• _STATED PROBLEM_:
Set the lines down again exactly, first line through the line that contains "W, H = 1069, 1205", with no pictures.

• _DATA TO USE_:
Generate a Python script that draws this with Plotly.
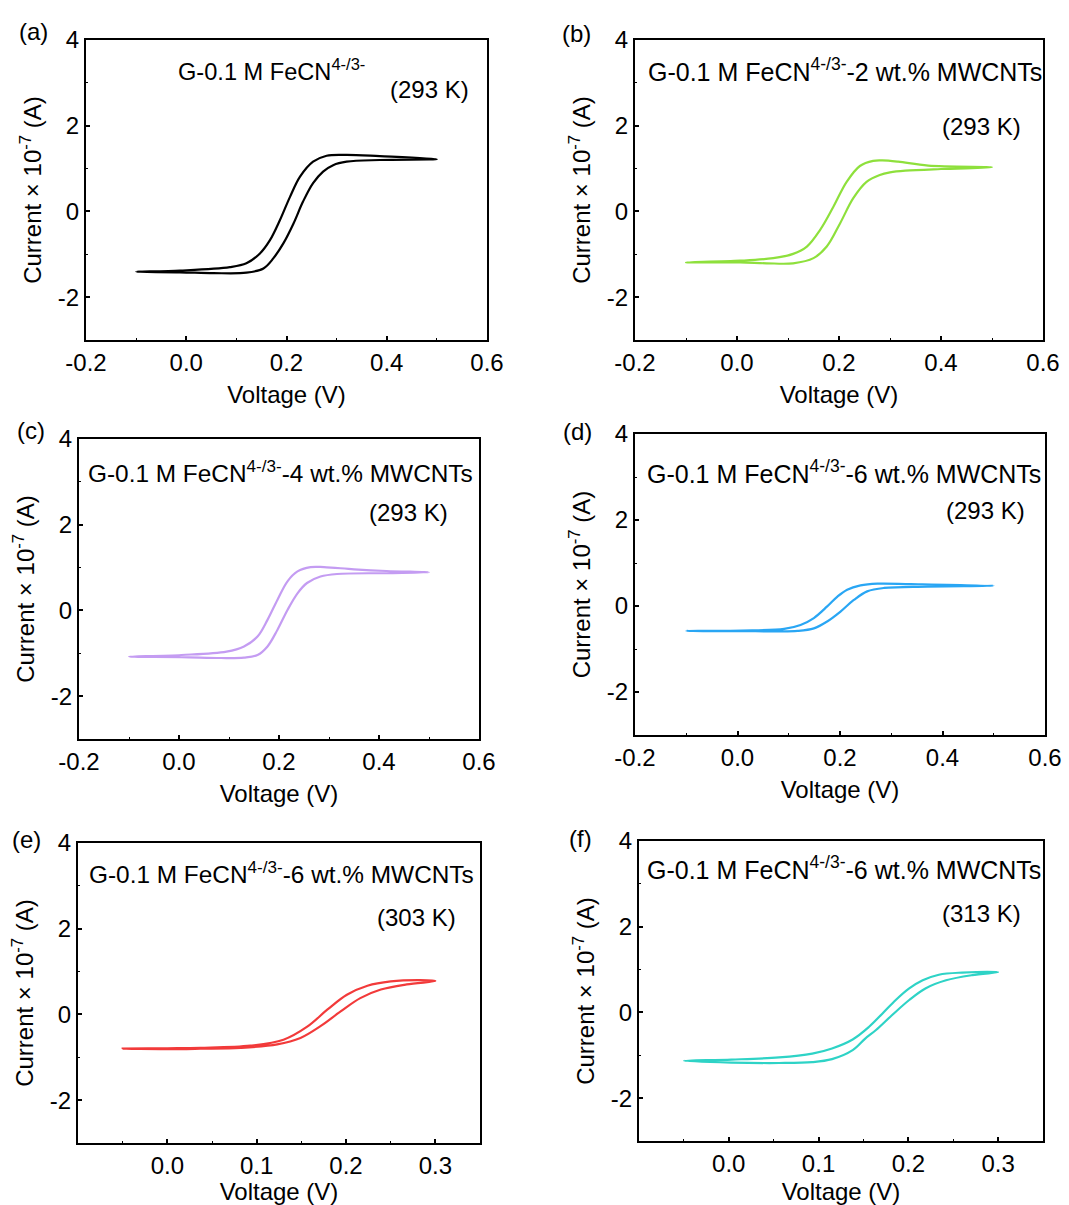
import plotly.graph_objects as go

W, H = 1069, 1205

# ---------------- data (voltage in V, current in 1e-7 A) ----------------
# (a) G-0.1 M FeCN, 293 K
Va_fwd = [-0.10, -0.0125, 0.087, 0.12, 0.147, 0.167, 0.187, 0.207, 0.227, 0.253, 0.28, 0.32, 0.386, 0.50]
Ia_fwd = [-1.41, -1.38, -1.30, -1.21, -0.98, -0.67, -0.20, 0.34, 0.81, 1.16, 1.30, 1.32, 1.29, 1.22]
Va_rev = [0.50, 0.386, 0.32, 0.293, 0.273, 0.253, 0.233, 0.214, 0.194, 0.174, 0.154, 0.12, 0.054, -0.0125, -0.10]
Ia_rev = [1.22, 1.20, 1.16, 1.08, 0.93, 0.66, 0.23, -0.28, -0.74, -1.09, -1.33, -1.43, -1.44, -1.42, -1.41]

# (b) 2 wt.% MWCNTs, 293 K
Vb_fwd = [-0.10, 0.006, 0.071, 0.110, 0.137, 0.163, 0.189, 0.215, 0.241, 0.267, 0.285, 0.316, 0.375, 0.50]
Ib_fwd = [-1.19, -1.15, -1.09, -0.99, -0.82, -0.43, 0.11, 0.69, 1.06, 1.18, 1.19, 1.16, 1.07, 1.03]
Vb_rev = [0.50, 0.40, 0.33, 0.30, 0.28, 0.254, 0.228, 0.202, 0.176, 0.15, 0.11, 0.058, 0.006, -0.10]
Ib_rev = [1.01, 0.99, 0.95, 0.91, 0.85, 0.69, 0.31, -0.28, -0.82, -1.09, -1.21, -1.21, -1.19, -1.19]

# (c) 4 wt.% MWCNTs, 293 K
Vc_fwd = [-0.10, 0.005, 0.095, 0.130, 0.157, 0.177, 0.197, 0.217, 0.237, 0.263, 0.29, 0.35, 0.415, 0.50]
Ic_fwd = [-1.08, -1.04, -0.96, -0.84, -0.61, -0.22, 0.25, 0.68, 0.91, 1.01, 1.01, 0.96, 0.92, 0.89]
Vc_rev = [0.50, 0.415, 0.316, 0.283, 0.256, 0.237, 0.217, 0.197, 0.177, 0.157, 0.130, 0.084, 0.005, -0.10]
Ic_rev = [0.88, 0.87, 0.85, 0.79, 0.64, 0.40, 0.01, -0.45, -0.84, -1.04, -1.10, -1.11, -1.09, -1.08]

# (d) 6 wt.% MWCNTs, 293 K
Vd_fwd = [-0.10, 0.008, 0.091, 0.123, 0.149, 0.175, 0.195, 0.214, 0.240, 0.273, 0.338, 0.50]
Id_fwd = [-0.58, -0.57, -0.53, -0.44, -0.28, -0.01, 0.22, 0.38, 0.48, 0.52, 0.51, 0.47]
Vd_rev = [0.50, 0.37, 0.286, 0.253, 0.227, 0.201, 0.175, 0.149, 0.117, 0.078, 0.008, -0.10]
Id_rev = [0.46, 0.45, 0.42, 0.34, 0.14, -0.13, -0.36, -0.52, -0.58, -0.59, -0.585, -0.58]

# (e) 6 wt.% MWCNTs, 303 K
Ve_fwd = [-0.05, 0.0, 0.037, 0.093, 0.130, 0.157, 0.179, 0.201, 0.224, 0.25, 0.283, 0.30]
Ie_fwd = [-0.80, -0.79, -0.78, -0.73, -0.59, -0.28, 0.11, 0.46, 0.67, 0.77, 0.80, 0.78]
Ve_rev = [0.30, 0.268, 0.239, 0.216, 0.194, 0.171, 0.149, 0.123, 0.082, 0.037, 0.0, -0.05]
Ie_rev = [0.76, 0.70, 0.58, 0.38, 0.07, -0.28, -0.55, -0.70, -0.78, -0.80, -0.81, -0.80]

# (f) 6 wt.% MWCNTs, 313 K
Vf_fwd = [-0.05, 0.003, 0.056, 0.093, 0.115, 0.138, 0.156, 0.171, 0.186, 0.201, 0.216, 0.234, 0.26, 0.30]
If_fwd = [-1.13, -1.10, -1.05, -0.96, -0.84, -0.63, -0.34, -0.03, 0.29, 0.56, 0.75, 0.88, 0.93, 0.94]
Vf_rev = [0.30, 0.271, 0.242, 0.219, 0.201, 0.182, 0.164, 0.152, 0.138, 0.115, 0.093, 0.056, 0.003, -0.05]
If_rev = [0.92, 0.87, 0.75, 0.56, 0.29, -0.06, -0.41, -0.61, -0.88, -1.09, -1.16, -1.18, -1.17, -1.13]

panel_letters = ["(a)", "(b)", "(c)", "(d)", "(e)", "(f)"]
sample_labels = [
    "G-0.1 M FeCN<sup>4-/3-</sup>",
    "G-0.1 M FeCN<sup>4-/3-</sup>-2 wt.% MWCNTs",
    "G-0.1 M FeCN<sup>4-/3-</sup>-4 wt.% MWCNTs",
    "G-0.1 M FeCN<sup>4-/3-</sup>-6 wt.% MWCNTs",
    "G-0.1 M FeCN<sup>4-/3-</sup>-6 wt.% MWCNTs",
    "G-0.1 M FeCN<sup>4-/3-</sup>-6 wt.% MWCNTs",
]
temps = ["(293 K)", "(293 K)", "(293 K)", "(293 K)", "(303 K)", "(313 K)"]
x_ticks_wide = [-0.2, 0.0, 0.2, 0.4, 0.6]
x_text_wide = ["-0.2", "0.0", "0.2", "0.4", "0.6"]
x_ticks_narrow = [0.0, 0.1, 0.2, 0.3]
x_text_narrow = ["0.0", "0.1", "0.2", "0.3"]
y_ticks = [-2, 0, 2, 4]
y_text = ["-2", "0", "2", "4"]

colors = ["#000000", "#8EE03C", "#C49CF2", "#29A6F4", "#F23A3A", "#2ED3C6"]

curves = [
    (Va_fwd, Ia_fwd, Va_rev, Ia_rev),
    (Vb_fwd, Ib_fwd, Vb_rev, Ib_rev),
    (Vc_fwd, Ic_fwd, Vc_rev, Ic_rev),
    (Vd_fwd, Id_fwd, Vd_rev, Id_rev),
    (Ve_fwd, Ie_fwd, Ve_rev, Ie_rev),
    (Vf_fwd, If_fwd, Vf_rev, If_rev),
]

# plot boxes in pixels: (left, right, top, bottom)
boxes = [
    (86, 487, 40, 340),
    (635, 1043, 40, 340),
    (79, 479, 439, 739),
    (635, 1045, 434, 735),
    (78, 480, 843, 1143),
    (639, 1043, 841, 1141),
]
letter_pos = [(33, 31), (576, 33), (31, 430), (577, 431), (26, 839), (580, 838)]
label_pos = [(176, 70), (646, 70), (86, 472), (645, 472), (87, 873), (645, 868)]
label_size = [23.6, 25, 24.4, 25, 24.4, 25]
temp_pos = [(471, 90), (1023, 127), (450, 512), (1027, 510), (458, 917), (1023, 913)]

FONT = "Arial, 'Liberation Sans', sans-serif"
FS = 24

fig = go.Figure()
annotations = []
for i in range(6):
    n = "" if i == 0 else str(i + 1)
    vf, cf, vr, cr = curves[i]
    fig.add_trace(go.Scatter(
        x=vf + vr[1:], y=cf + cr[1:], mode="lines",
        line=dict(color=colors[i], width=2.2, shape="spline", smoothing=1.0),
        xaxis="x" + n, yaxis="y" + n, showlegend=False,
    ))
    l, r, t, b = boxes[i]
    narrow = i >= 4
    xax = dict(
        domain=[l / W, r / W],
        range=[-0.1, 0.35] if narrow else [-0.2, 0.6],
        tickvals=x_ticks_narrow if narrow else x_ticks_wide,
        ticktext=x_text_narrow if narrow else x_text_wide,
        ticks="inside", ticklen=4, tickwidth=1.5, tickcolor="black",
        minor=dict(ticks="inside", ticklen=2, tickwidth=1.2, tickcolor="black",
                   dtick=0.05 if narrow else 0.1, tick0=0),
        showline=True, linewidth=2, linecolor="black", mirror=True,
        showgrid=False, zeroline=False,
        tickfont=dict(family=FONT, size=FS, color="black"),
        title=dict(text="Voltage (V)", font=dict(family=FONT, size=FS, color="black"), standoff=11),
        anchor="y" + n, automargin=False,
    )
    yax = dict(
        domain=[1 - b / H, 1 - t / H],
        range=[-3, 4],
        tickvals=y_ticks, ticktext=y_text,
        ticks="inside", ticklen=4, tickwidth=1.5, tickcolor="black",
        minor=dict(ticks="inside", ticklen=2, tickwidth=1.2, tickcolor="black", dtick=1, tick0=0),
        showline=True, linewidth=2, linecolor="black", mirror=True,
        showgrid=False, zeroline=False,
        tickfont=dict(family=FONT, size=FS, color="black"),
        title=dict(text="Current × 10<sup>-7</sup> (A)", font=dict(family=FONT, size=FS, color="black"), standoff=9),
        anchor="x" + n, automargin=False,
    )
    fig.layout["xaxis" + n] = xax
    fig.layout["yaxis" + n] = yax

    lx, ly = letter_pos[i]
    annotations.append(dict(text=panel_letters[i], x=lx / W, y=1 - ly / H, xref="paper", yref="paper",
                            xanchor="center", yanchor="middle", showarrow=False,
                            font=dict(family=FONT, size=FS, color="black")))
    sx, sy = label_pos[i]
    annotations.append(dict(text=sample_labels[i], x=sx / W, y=1 - sy / H, xref="paper", yref="paper",
                            xanchor="left", yanchor="middle", showarrow=False,
                            font=dict(family=FONT, size=label_size[i], color="black")))
    tx, ty = temp_pos[i]
    annotations.append(dict(text=temps[i], x=tx / W, y=1 - ty / H, xref="paper", yref="paper",
                            xanchor="right", yanchor="middle", showarrow=False,
                            font=dict(family=FONT, size=FS, color="black")))

fig.update_layout(
    width=W, height=H,
    margin=dict(l=0, r=0, t=0, b=0),
    paper_bgcolor="white", plot_bgcolor="white",
    annotations=annotations,
    showlegend=False,
)

fig.write_html("out.html")
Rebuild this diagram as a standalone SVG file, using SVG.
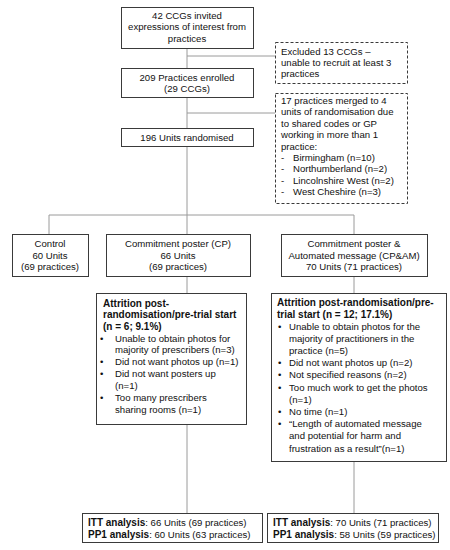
<svg xmlns="http://www.w3.org/2000/svg" width="450" height="550" viewBox="0 0 450 550">
<style>
  text { font-family: "Liberation Sans", Arial, sans-serif; font-size: 9.6px; fill: #111; }
  .c { text-anchor: middle; }
  .b { font-weight: bold; font-size: 10px; }
  .box { fill: #fff; stroke: #3a3a3a; stroke-width: 1; }
  .dbox { fill: #fff; stroke: #3a3a3a; stroke-width: 1; stroke-dasharray: 3 2; }
  .ln { stroke: #9a9a9a; stroke-width: 1; fill: none; }
</style>
<rect width="450" height="550" fill="#fff"/>
<g id="connectors">
  <path class="ln" d="M187 48V234 M187 56H275 M187 113H275 M49 215H354 M49 215V234 M354 215V234 M187 276V293 M354 276V293 M187 424V513 M354 461V513"/>
</g>
<g id="invited">
  <rect class="box" x="121.5" y="7.5" width="132" height="41"/>
  <text class="c" x="187" y="18.5">42 CCGs invited</text>
  <text class="c" x="187" y="30">expressions of interest from</text>
  <text class="c" x="187" y="41.5">practices</text>
</g>
<g id="excluded">
  <rect class="dbox" x="275.5" y="42.5" width="132" height="41"/>
  <text x="281" y="54.5">Excluded 13 CCGs –</text>
  <text x="281" y="65.5">unable to recruit at least 3</text>
  <text x="281" y="76.5">practices</text>
</g>
<g id="enrolled">
  <rect class="box" x="121.5" y="68.5" width="132" height="29"/>
  <text class="c" x="187" y="80.5">209 Practices enrolled</text>
  <text class="c" x="187" y="92">(29 CCGs)</text>
</g>
<g id="merged">
  <rect class="dbox" x="275.5" y="93.5" width="132" height="110"/>
  <text x="281" y="104">17 practices merged to 4</text>
  <text x="281" y="115.4">units of randomisation due</text>
  <text x="281" y="126.8">to shared codes or GP</text>
  <text x="281" y="138.2">working in more than 1</text>
  <text x="281" y="149.6">practice:</text>
  <text x="281" y="161">-</text><text x="293" y="161">Birmingham (n=10)</text>
  <text x="281" y="172.4">-</text><text x="293" y="172.4">Northumberland (n=2)</text>
  <text x="281" y="183.8">-</text><text x="293" y="183.8">Lincolnshire West (n=2)</text>
  <text x="281" y="195.2">-</text><text x="293" y="195.2">West Cheshire (n=3)</text>
</g>
<g id="randomised">
  <rect class="box" x="121.5" y="128.5" width="132" height="18"/>
  <text class="c" x="187" y="141">196 Units randomised</text>
</g>
<g id="control">
  <rect class="box" x="12.5" y="234.5" width="76" height="42"/>
  <text class="c" x="50" y="247">Control</text>
  <text class="c" x="50" y="258.5">60 Units</text>
  <text class="c" x="50" y="270">(69 practices)</text>
</g>
<g id="cp">
  <rect class="box" x="106.5" y="234.5" width="144" height="42"/>
  <text class="c" x="178" y="247">Commitment poster (CP)</text>
  <text class="c" x="178" y="258.5">66 Units</text>
  <text class="c" x="178" y="270">(69 practices)</text>
</g>
<g id="cpam">
  <rect class="box" x="281.5" y="234.5" width="146" height="42"/>
  <text class="c" x="354" y="247">Commitment poster &amp;</text>
  <text class="c" x="354" y="258.5">Automated message (CP&amp;AM)</text>
  <text class="c" x="354" y="270">70 Units (71 practices)</text>
</g>
<g id="attrition-cp">
  <rect class="box" x="96.5" y="293.5" width="150" height="131"/>
  <text class="b" x="103" y="306.5">Attrition post-</text>
  <text class="b" x="103" y="318">randomisation/pre-trial start</text>
  <text class="b" x="103" y="329.5">(n = 6; 9.1%)</text>
  <text x="100" y="341.5">•</text><text x="115" y="341.5">Unable to obtain photos for</text>
  <text x="115" y="353.3">majority of prescribers (n=3)</text>
  <text x="100" y="365.1">•</text><text x="115" y="365.1">Did not want photos up (n=1)</text>
  <text x="100" y="377">•</text><text x="115" y="377">Did not want posters up</text>
  <text x="115" y="389">(n=1)</text>
  <text x="100" y="401">•</text><text x="115" y="401">Too many prescribers</text>
  <text x="115" y="413">sharing rooms (n=1)</text>
</g>
<g id="attrition-cpam">
  <rect class="box" x="271.5" y="293.5" width="175" height="168"/>
  <text class="b" x="277" y="306">Attrition post-randomisation/pre-</text>
  <text class="b" x="277" y="317.5">trial start (n = 12; 17.1%)</text>
  <text x="278" y="329.5">•</text><text x="289" y="329.5">Unable to obtain photos for the</text>
  <text x="289" y="341.7">majority of practitioners in the</text>
  <text x="289" y="353.9">practice (n=5)</text>
  <text x="278" y="366.1">•</text><text x="289" y="366.1">Did not want photos up (n=2)</text>
  <text x="278" y="378.3">•</text><text x="289" y="378.3">Not specified reasons (n=2)</text>
  <text x="278" y="390.5">•</text><text x="289" y="390.5">Too much work to get the photos</text>
  <text x="289" y="402.7">(n=1)</text>
  <text x="278" y="414.9">•</text><text x="289" y="414.9">No time (n=1)</text>
  <text x="278" y="427.1">•</text><text x="289" y="427.1">“Length of automated message</text>
  <text x="289" y="439.3">and potential for harm and</text>
  <text x="289" y="451.5">frustration as a result”(n=1)</text>
</g>
<g id="analysis-cp">
  <rect class="box" x="82.5" y="513.5" width="180" height="29"/>
  <text x="88" y="525.5"><tspan class="b">ITT analysis</tspan>: 66 Units (69 practices)</text>
  <text x="88" y="537.5"><tspan class="b">PP1 analysis</tspan>: 60 Units (63 practices)</text>
</g>
<g id="analysis-cpam">
  <rect class="box" x="267.5" y="513.5" width="171" height="29"/>
  <text x="273" y="525.5"><tspan class="b">ITT analysis</tspan>: 70 Units (71 practices)</text>
  <text x="273" y="537.5"><tspan class="b">PP1 analysis</tspan>: 58 Units (59 practices)</text>
</g>
</svg>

• _RESULT OF THIS EXERCISE_:
Generate a Python script that draws this with Plotly.
import plotly.graph_objects as go

W, H = 1069, 1205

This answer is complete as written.